▶ **The data**:
----------
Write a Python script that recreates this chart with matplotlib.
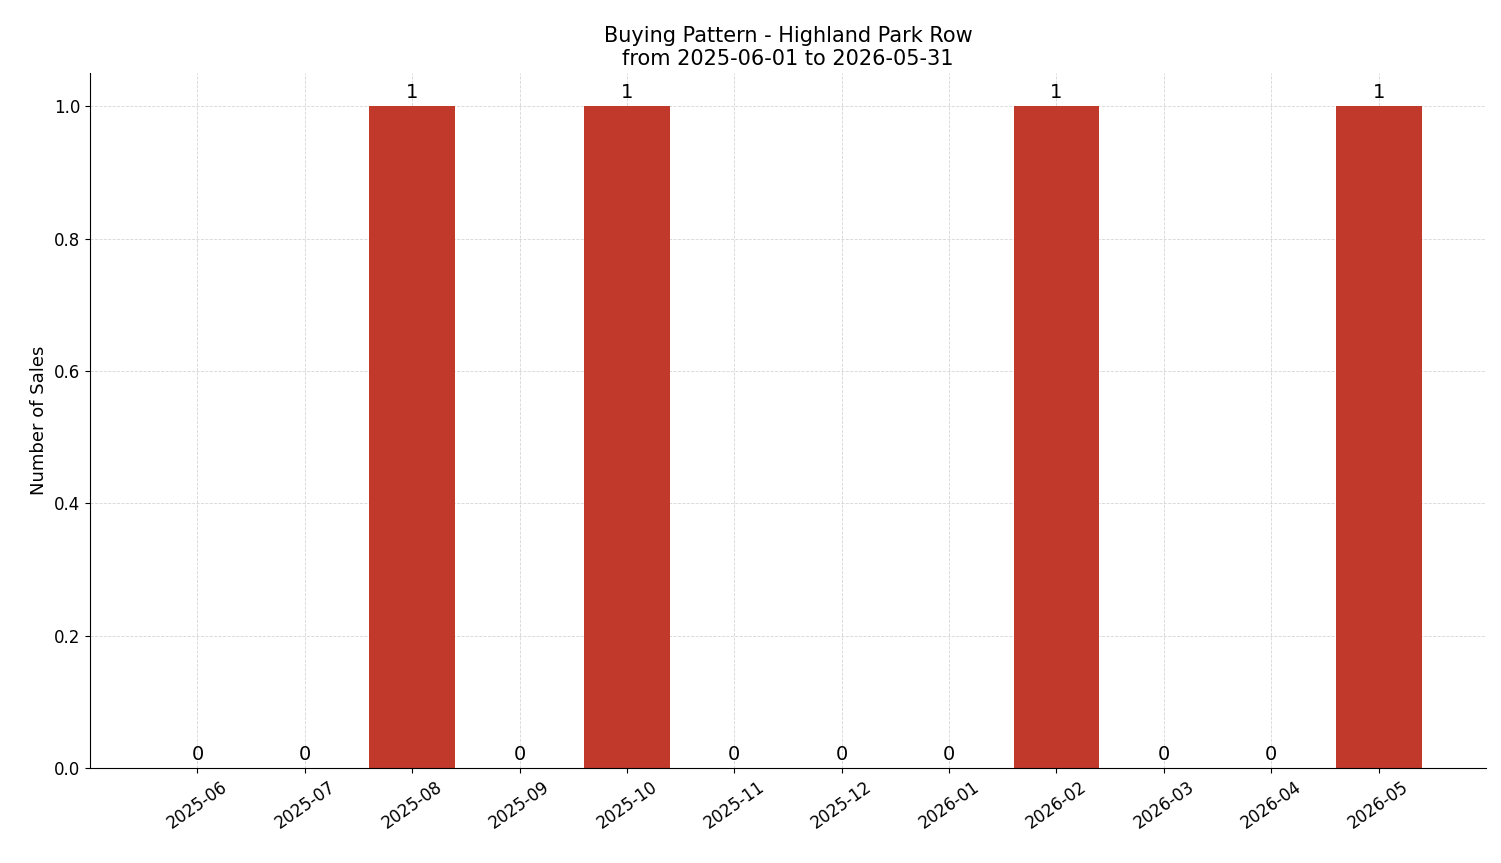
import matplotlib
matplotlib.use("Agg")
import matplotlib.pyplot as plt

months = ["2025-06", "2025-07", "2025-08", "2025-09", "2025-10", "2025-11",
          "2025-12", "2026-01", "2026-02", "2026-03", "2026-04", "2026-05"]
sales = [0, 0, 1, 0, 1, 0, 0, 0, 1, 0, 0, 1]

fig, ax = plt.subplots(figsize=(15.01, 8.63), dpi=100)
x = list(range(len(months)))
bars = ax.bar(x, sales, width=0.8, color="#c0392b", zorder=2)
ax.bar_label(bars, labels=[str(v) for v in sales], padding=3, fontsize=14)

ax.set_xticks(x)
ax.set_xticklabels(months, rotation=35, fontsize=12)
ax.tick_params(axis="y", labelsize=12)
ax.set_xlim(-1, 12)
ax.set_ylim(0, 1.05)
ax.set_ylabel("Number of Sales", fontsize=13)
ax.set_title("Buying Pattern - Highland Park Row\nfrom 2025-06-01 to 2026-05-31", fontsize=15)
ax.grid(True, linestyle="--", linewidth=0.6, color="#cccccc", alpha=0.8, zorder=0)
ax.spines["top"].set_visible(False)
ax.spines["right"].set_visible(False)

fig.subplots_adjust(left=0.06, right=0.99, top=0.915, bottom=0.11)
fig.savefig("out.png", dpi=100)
----------
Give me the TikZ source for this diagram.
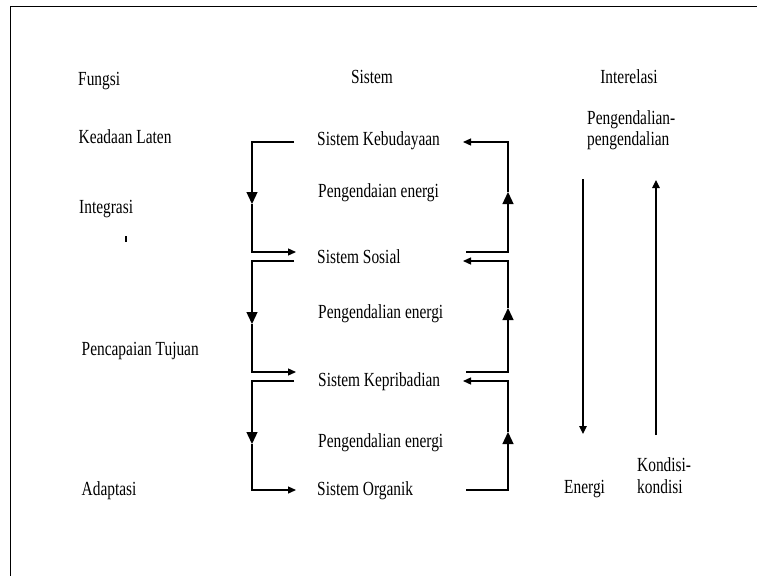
----------
▶ **What you need to do**:
Which lines contain "matplotlib"? Copy each of them out.

▶ **Completed exercise**:
Write a Python script that recreates this chart with matplotlib.
import matplotlib
matplotlib.use("Agg")
import matplotlib.pyplot as plt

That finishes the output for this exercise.